1. A cooktop control for a cooking appliance including a cooktop having at least one
gas burner having a plurality of ports, at least one ignitor adjacent to at least
one port on the burner; and a control for sequentially delivering gas to the burner
ports and igniting the gas at burner ports, said control comprising:
a valve and a responsive element in said valve for controlling gas flow through a
passageway coupled in fluid communication with said plurality of ports;
an ignition module for generating a drive signal to the at least one ignitor;
an electronic controller interfacing with said ignition module and coupled to a driver
for actuating said responsive element;
wherein said driver enables said responsive element to default to a status that closes
said passageway, wherein said driver comprises a pick up actuator that enables said
responsive element to initiate an open position status that opens said passageway,
and a holding actuator that enables said responsive element to maintain an open position
status;
a sensor for detecting the presence of flame at said burner port and coupled to said
holding actuator and said electronic controller; and
wherein said driver is responsive to each of said controller and said sensor to
displace said responsive element from said default status to said open position status.
2. The invention as described in claim 1 wherein said open position status comprises
a timed pulse period in a sequence of timed pulses.

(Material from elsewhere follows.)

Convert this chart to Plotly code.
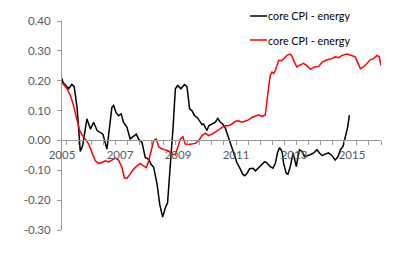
import plotly.graph_objects as go

# ---- data (decimal years, values) ----
black_x = [2005.0, 2005.03, 2005.23, 2005.34, 2005.42, 2005.52, 2005.57, 2005.63, 2005.71, 2005.86,
           2005.98, 2006.09, 2006.21, 2006.32, 2006.41, 2006.55, 2006.72, 2006.78, 2006.86, 2006.95,
           2007.04, 2007.12, 2007.24, 2007.35, 2007.47, 2007.56, 2007.64, 2007.76, 2007.87, 2007.99,
           2008.07, 2008.16, 2008.28, 2008.37, 2008.47, 2008.56, 2008.64, 2008.73, 2008.83, 2008.91,
           2008.99, 2009.10, 2009.22, 2009.31, 2009.40, 2009.48, 2009.57, 2009.66, 2009.73, 2009.83,
           2009.88, 2009.94, 2010.0, 2010.06, 2010.17, 2010.29, 2010.37, 2010.46, 2010.54, 2010.63,
           2010.72, 2010.80, 2010.92, 2011.03, 2011.15, 2011.23, 2011.30, 2011.38, 2011.47, 2011.59,
           2011.67, 2011.78, 2011.90, 2011.99, 2012.07, 2012.18, 2012.28, 2012.36, 2012.43, 2012.50,
           2012.59, 2012.64, 2012.73, 2012.79, 2012.87, 2012.97, 2013.02, 2013.08, 2013.14, 2013.19,
           2013.28, 2013.36, 2013.45, 2013.56, 2013.68, 2013.79, 2013.88, 2013.97, 2014.08, 2014.19,
           2014.31, 2014.42, 2014.52, 2014.60, 2014.69, 2014.74, 2014.79, 2014.85, 2014.91]
black_y = [0.207, 0.195, 0.173, 0.1875, 0.18, 0.11, 0.044, -0.037, -0.018, 0.072,
           0.038, 0.061, 0.033, 0.027, 0.021, -0.029, 0.111, 0.117, 0.094, 0.083,
           0.089, 0.061, 0.044, 0.005, 0.016, 0.021, 0.005, -0.007, -0.057, -0.063,
           -0.08, -0.09, -0.147, -0.214, -0.257, -0.226, -0.209, -0.102, 0.044, 0.173,
           0.184, 0.173, 0.1875, 0.18, 0.106, 0.10, 0.083, 0.077, 0.066, 0.053,
           0.055, 0.042, 0.033, 0.049, 0.055, 0.061, 0.074, 0.061, 0.055, 0.042,
           0.016, -0.007, -0.046, -0.074, -0.096, -0.113, -0.118, -0.11, -0.095, -0.093,
           -0.102, -0.093, -0.08, -0.071, -0.076, -0.088, -0.093, -0.076, -0.042, -0.024,
           -0.037, -0.076, -0.11, -0.113, -0.088, -0.042, -0.065, -0.088, -0.054, -0.031,
           -0.037, -0.054, -0.051, -0.048, -0.042, -0.031, -0.042, -0.051, -0.046, -0.042,
           -0.051, -0.066, -0.054, -0.031, -0.02, 0.0, 0.02, 0.044, 0.085]

red_x = [2005.0, 2005.06, 2005.17, 2005.29, 2005.38, 2005.46, 2005.54, 2005.61, 2005.69, 2005.80,
         2005.92, 2006.03, 2006.15, 2006.26, 2006.38, 2006.49, 2006.61, 2006.72, 2006.84, 2006.95,
         2007.07, 2007.15, 2007.24, 2007.35, 2007.47, 2007.59, 2007.70, 2007.81, 2007.91, 2007.99,
         2008.07, 2008.16, 2008.25, 2008.33, 2008.45, 2008.56, 2008.68, 2008.79, 2008.91, 2008.99,
         2009.08, 2009.17, 2009.25, 2009.37, 2009.48, 2009.60, 2009.71, 2009.83, 2009.94, 2010.06,
         2010.17, 2010.29, 2010.40, 2010.52, 2010.63, 2010.74, 2010.86, 2010.98, 2011.09, 2011.21,
         2011.32, 2011.43, 2011.55, 2011.67, 2011.78, 2011.90, 2012.01, 2012.07, 2012.12, 2012.18,
         2012.24, 2012.30, 2012.36, 2012.41, 2012.47, 2012.59, 2012.64, 2012.76, 2012.87, 2012.93,
         2013.01, 2013.10, 2013.22, 2013.33, 2013.45, 2013.57, 2013.70, 2013.85, 2013.97, 2014.14,
         2014.31, 2014.42, 2014.54, 2014.66, 2014.83, 2015.0, 2015.11, 2015.19, 2015.29, 2015.40,
         2015.52, 2015.63, 2015.74, 2015.86, 2015.94, 2016.0]
red_y = [0.192, 0.1875, 0.173, 0.15, 0.123, 0.089, 0.055, 0.033, 0.019, 0.005,
         -0.012, -0.04, -0.068, -0.077, -0.074, -0.068, -0.072, -0.066, -0.059, -0.066,
         -0.091, -0.125, -0.127, -0.113, -0.096, -0.085, -0.077, -0.085, -0.091, -0.068,
         -0.035, -0.001, 0.005, -0.021, -0.029, -0.032, -0.035, -0.046, -0.048, -0.024,
         0.005, 0.012, -0.012, -0.014, -0.012, -0.01, -0.001, 0.016, 0.024, 0.016,
         0.021, 0.027, 0.035, 0.044, 0.049, 0.049, 0.055, 0.064, 0.066, 0.061,
         0.064, 0.069, 0.077, 0.083, 0.086, 0.08, 0.085, 0.134, 0.178, 0.218,
         0.229, 0.224, 0.235, 0.251, 0.268, 0.268, 0.274, 0.285, 0.289, 0.282,
         0.263, 0.246, 0.253, 0.258, 0.25, 0.238, 0.246, 0.248, 0.262, 0.27,
         0.274, 0.28, 0.277, 0.285, 0.289, 0.285, 0.28, 0.263, 0.24, 0.246,
         0.257, 0.27, 0.274, 0.285, 0.28, 0.251]

series_names = ["core CPI - energy", "core CPI - energy"]
series_colors = ["#000000", "#FF0000"]

x_label_years = [2005, 2007, 2009, 2011, 2013, 2015]
y_tick_vals = [-0.3, -0.2, -0.1, 0.0, 0.1, 0.2, 0.3, 0.4]
y_tick_text = ["-0.30", "-0.20", "-0.10", "0.00", "0.10", "0.20", "0.30", "0.40"]
tick_mark_months = list(range(2, 133, 5))  # tick marks every 5 months

X_MIN, X_MAX = 2005, 2016
Y_MIN, Y_MAX = -0.3, 0.4

FONT = "Lato"
GRAY = "#595959"
AXIS = "#9a9a9a"

fig = go.Figure()
fig.add_trace(go.Scatter(x=black_x, y=black_y, mode="lines", name=series_names[0],
                         line=dict(color=series_colors[0], width=1.5), xaxis="x"))
fig.add_trace(go.Scatter(x=red_x, y=red_y, mode="lines", name=series_names[1],
                         line=dict(color=series_colors[1], width=1.5), xaxis="x2"))

zero_pos = (0 - Y_MIN) / (Y_MAX - Y_MIN)

fig.update_layout(
    width=400, height=268,
    margin=dict(l=62, r=19, t=21, b=38),
    paper_bgcolor="white", plot_bgcolor="white",
    showlegend=False,
    xaxis=dict(range=[X_MIN, X_MAX], anchor="free", position=zero_pos,
               showline=True, linecolor=AXIS, linewidth=1,
               tickmode="array", tickvals=[X_MIN + m / 12 for m in tick_mark_months],
               ticktext=["" for _ in tick_mark_months],
               ticks="outside", ticklen=4, tickcolor=AXIS, showgrid=False, zeroline=False),
    xaxis2=dict(range=[X_MIN, X_MAX], overlaying="x", anchor="free", position=zero_pos,
                side="bottom", showline=False, ticks="",
                tickmode="array", tickvals=x_label_years, ticktext=[str(v) for v in x_label_years],
                ticklabelstandoff=6,
                tickfont=dict(family=FONT, size=11.5, color=GRAY), showgrid=False, zeroline=False),
    yaxis=dict(range=[Y_MIN, Y_MAX], showline=True, linecolor=AXIS, linewidth=1,
               tickmode="array", tickvals=y_tick_vals, ticktext=y_tick_text,
               ticks="outside", ticklen=4, tickcolor=AXIS, ticklabelstandoff=4,
               tickfont=dict(family=FONT, size=11.5, color=GRAY),
               showgrid=False, zeroline=False),
)

# legend drawn in paper coordinates
leg_rows_px = [16, 40]
for name, color, ypx in zip(series_names, series_colors, leg_rows_px):
    yp = 1 - (ypx - 21) / (268 - 21 - 38)
    x0 = (250 - 62) / (400 - 62 - 19)
    x1 = (267 - 62) / (400 - 62 - 19)
    fig.add_shape(type="line", xref="paper", yref="paper", x0=x0, x1=x1, y0=yp, y1=yp,
                  line=dict(color=color, width=1.5))
    fig.add_annotation(xref="paper", yref="paper", x=x1, y=yp, text=name, showarrow=False,
                       xanchor="left", yanchor="middle", xshift=-1,
                       font=dict(family=FONT, size=10.8, color="#000000"))

fig.write_html("out.html")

3. The invention as described in claim 1 wherein said responsive member comprises a solenoid
coil.
4. The invention as described in claim 3 wherein said driver comprises a circuit delivering
electrical current to said coil.
5. An automated cooking appliance having a cooktop comprising:
a cooktop panel;
at least one burner supported for exposure at said cooktop panel and sealed to said
panel;
a gas manifold connectable to a gas supply for delivering gas to said burner;
a valve for controlling the gas flow from said supply to said manifold;
an ignitor for generating a flame at said burner;
an electronic controller including a driver for said valve and an ignition module
for driving said ignitor; and
at least one flame sensor at said burner for generating a response in said valve driver.
6. A burner control for a cooktop with at least one gas burner, and a manifold for delivering
gas to said at least one gas burner, the control comprising:
at least one valve including a responsive member for controlling displacement of head
with respect to a valve seat in fluid communication with said manifold;
an electronic control including a driver for actuating said responsive member, and
a pulsed sequence control for said driver;
a sensor for detecting the presence of flame at said burner and generating an indication;
and
a feedback signal for actuating said driver in response to said indication.
7. The invention as described in claim 6 wherein said pulsed sequence control selectively
applies said feedback signal to said driver.